A longtime member of Cejudo’s camp, Silva will finally enter the Octagon at Saturday night’s UFC 243 in Melbourne, Australia, opposite Khalid Taha. The former TUF Brazil alum is 3-1-1 since his appearance on the reality show in 2015. He credits his teammates in Phoenix as crucial ingredients that finally got him in the UFC.

“I was already in the UFC radar for a while,” Silva told MMA Fighting. “I was on The Ultimate Fighter in 2015, but ended up losing my second fight. I had a bunch of wins after that, but Cejudo and the captain’s influence were very important. I was always with them, and that counts (for) a lot. I feel like I know everybody here in the UFC already. I was already part of this before even fighting here.”

Cejudo currently holds the UFC bantamweight and flyweight titles after defeating Demetrious Johnson, T.J. DIllashaw and Marlon Moraes over the last 14 months. The “Bulldog” was by his side during those key moments.

“I was in Cejudo’s corner – I was with him in every title fight he had, so that helped me a lot to enter the UFC,” Silva said. “I was in his corner for the Demetrious Johnson fight; I was part of most of Cejudo’s career. I know everybody, (and) I’ve travelled to many different places. I feel like home here, it’s almost like I’ve fought in the UFC already.”

For this camp, though, Silva decided to tweak a few things.
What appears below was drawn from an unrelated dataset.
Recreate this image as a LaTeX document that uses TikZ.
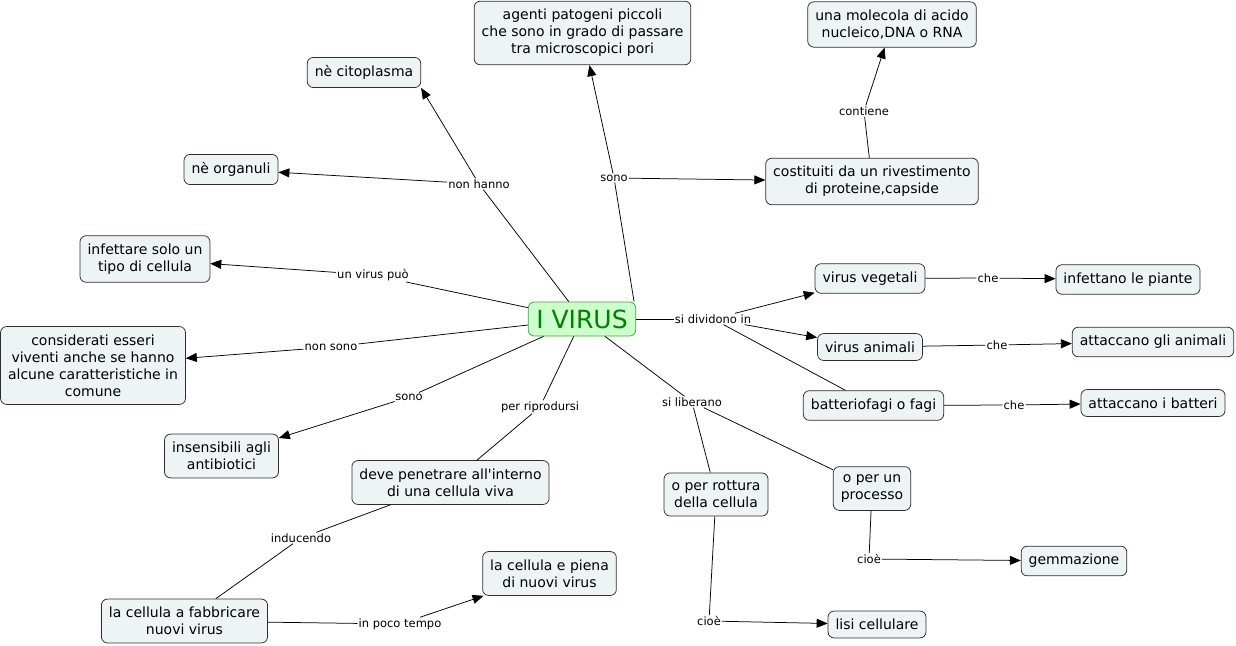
\documentclass[tikz,border=0pt]{standalone}
\usepackage{fontspec}
\setmainfont{DejaVu Sans}
\definecolor{boxfill1}{RGB}{238,243,245}
\definecolor{boxline1}{RGB}{45,45,45}
\definecolor{green1}{RGB}{0,128,0}
\definecolor{green2}{RGB}{204,255,204}
\definecolor{green3}{RGB}{70,160,70}
\usetikzlibrary{arrows.meta, positioning}
\tikzset{
  concept/.style={draw=boxline1, fill=boxfill1, rounded corners=6pt, align=center,
    inner xsep=7.5pt, inner ysep=8pt, line width=0.75pt, font=\fontsize{14}{17}\selectfont},
  topic/.style={draw=green3, fill=green2, text=green1, rounded corners=6pt,
    inner xsep=8pt, inner ysep=8pt, text height=18pt, text depth=0pt,
    line width=0.75pt, font=\fontsize{25}{28}\selectfont},
  phrase/.style={fill=white, inner sep=1pt, font=\fontsize{11.5}{13}\selectfont},
  link/.style={line width=0.75pt},
  linkarrow/.style={link, -{Triangle[length=11pt, width=9pt]}},
}

\begin{document}
\begin{tikzpicture}[x=1pt, y=-1pt]
  \useasboundingbox (0,0) rectangle (1236,645);

  % concepts
  \node[topic] (virus) at (582,319) {I VIRUS};
  \node[concept] (agenti) at (582.5,33) {agenti patogeni piccoli\\che sono in grado di passare\\tra microscopici pori};
  \node[concept] (molecola) at (892,24.5) {una molecola di acido\\nucleico,DNA o RNA};
  \node[concept] (citoplasma) at (364,72.5) {nè citoplasma};
  \node[concept] (organuli) at (231,169.5) {nè organuli};
  \node[concept] (costituiti) at (872,181.5) {costituiti da un rivestimento\\di proteine,capside};
  \node[concept] (infettare) at (145,259) {infettare solo un\\tipo di cellula};
  \node[concept] (vegetali) at (870,278.5) {virus vegetali};
  \node[concept] (piante) at (1128,279.5) {infettano le piante};
  \node[concept] (viventi) at (93,365.5) {considerati esseri\\viventi anche se hanno\\alcune caratteristiche in\\comune};
  \node[concept] (animali) at (870,347) {virus animali};
  \node[concept] (attanimali) at (1153,342) {attaccano gli animali};
  \node[concept] (fagi) at (873.5,405.5) {batteriofagi o fagi};
  \node[concept] (batteri) at (1153,403) {attaccano i batteri};
  \node[concept] (insensibili) at (221.5,456) {insensibili agli\\antibiotici};
  \node[concept] (penetrare) at (450.5,482.5) {deve penetrare all\textquotesingle interno\\di una cellula viva};
  \node[concept] (rottura) at (716,494.5) {o per rottura\\della cellula};
  \node[concept] (processo) at (872,488.5) {o per un\\processo};
  \node[concept] (piena) at (549.5,573.5) {la cellula e piena\\di nuovi virus};
  \node[concept] (gemmazione) at (1074,561) {gemmazione};
  \node[concept] (fabbricare) at (184.5,621) {la cellula a fabbricare\\nuovi virus};
  \node[concept] (lisi) at (877,624.5) {lisi cellulare};

  % linking phrases
  \node[phrase] (nonhanno) at (479,184) {non hanno};
  \node[phrase] (sonoA) at (614,178) {sono};
  \node[phrase] (contiene) at (864,111) {contiene};
  \node[phrase] (puo) at (373,275) {un virus può};
  \node[phrase] (dividono) at (713,319) {si dividono in};
  \node[phrase] (cheA) at (988,278) {che};
  \node[phrase] (cheB) at (997,345) {che};
  \node[phrase] (cheC) at (1014,405) {che};
  \node[phrase] (nonsono) at (331,347) {non sono};
  \node[phrase] (sonoB) at (409,397) {sono};
  \node[phrase] (riprodursi) at (540,407) {per riprodursi};
  \node[phrase] (liberano) at (692,402) {si liberano};
  \node[phrase] (inducendo) at (301,538) {inducendo};
  \node[phrase] (tempo) at (400,624) {in poco tempo};
  \node[phrase] (cioeA) at (869,559) {cioè};
  \node[phrase] (cioeB) at (709,621) {cioè};

  % connectors
  \draw[link] (virus) -- (nonhanno);
  \draw[linkarrow] (nonhanno) -- (citoplasma.south east);
  \draw[linkarrow] (nonhanno) -- (organuli);
  \draw[link] ([xshift=-2pt]virus.north east) -- (sonoA);
  \draw[linkarrow] (sonoA) -- (agenti);
  \draw[linkarrow] (sonoA) -- (costituiti);
  \draw[link] (costituiti) -- (contiene);
  \draw[linkarrow] (contiene) -- (molecola);
  \draw[link] (virus) -- (puo);
  \draw[linkarrow] (puo) -- (infettare);
  \draw[link] (virus) -- (dividono);
  \draw[linkarrow] (dividono) -- (vegetali);
  \draw[linkarrow] (dividono) -- (animali);
  \draw[link] (dividono) -- (fagi);
  \draw[link] (vegetali) -- (cheA);
  \draw[linkarrow] (cheA) -- (piante);
  \draw[link] (animali) -- (cheB);
  \draw[linkarrow] (cheB) -- (attanimali);
  \draw[link] (fagi) -- (cheC);
  \draw[linkarrow] (cheC) -- (batteri);
  \draw[link] (virus) -- (nonsono);
  \draw[linkarrow] (nonsono) -- (viventi);
  \draw[link] (virus) -- (sonoB);
  \draw[linkarrow] (sonoB) -- (insensibili);
  \draw[link] (virus) -- (riprodursi);
  \draw[link] (riprodursi) -- (penetrare);
  \draw[link] (penetrare) -- (inducendo);
  \draw[link] (inducendo) -- (fabbricare);
  \draw[link] (fabbricare) -- (tempo);
  \draw[linkarrow] (tempo) -- (piena);
  \draw[link] (virus) -- (liberano);
  \draw[link] (liberano) -- (rottura);
  \draw[link] (liberano) -- (processo);
  \draw[link] (rottura) -- (cioeB);
  \draw[linkarrow] (cioeB) -- (lisi);
  \draw[link] (processo) -- (cioeA);
  \draw[linkarrow] (cioeA) -- (gemmazione);
\end{tikzpicture}
\end{document}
Originally scheduled to face Taha at Abu Dhabi’s UFC 242 on Sept. 7, “Bulldog” finished his training camp at Pitbull Brothers in Brazil when the match was moved to Oct. 5.

The fact that Patricio Freire and Leandro Higo were training hard for Bellator in late-September — and some team members had a similar fighting style to Taha — convinced Silva to get back to Natal to train. But he plans to go back to Phoenix after UFC 243.

Taha brings a 1-1 UFC record to the table against the octagon newcomer. After dropping a decision to Nad Narimani in his first appearance in the eight-sided cage, Taha stopped Boston Salmon in just 25 seconds in April.

“Whoever they bring, it’s okay,” Silva laughed when asked about the matchup. “This kid is an explosive striker, but any opponent is fine. I don’t care, I’ll fight whoever shows up. He’s a very explosive striker and he will try to bring his best early in the fight, and that’s going to be his downfall.”

With three submissions and three knockouts to his credit in the past eight years, Silva predicts he’ll stop Taha under the bright lights in Melbourne.

“I was envisioning this fight ending in a certain way, but now I’m seeing many different outcomes,” Silva said. “I envision myself letting him throw everything he’s got in the beginning of the fight, (and letting) him do what he does best. When he gets tired in the second and third rounds, I’ll put pressure and finish the fight.

“But a fight is a fight. Who knows, maybe I’ll knock him out in the first round.”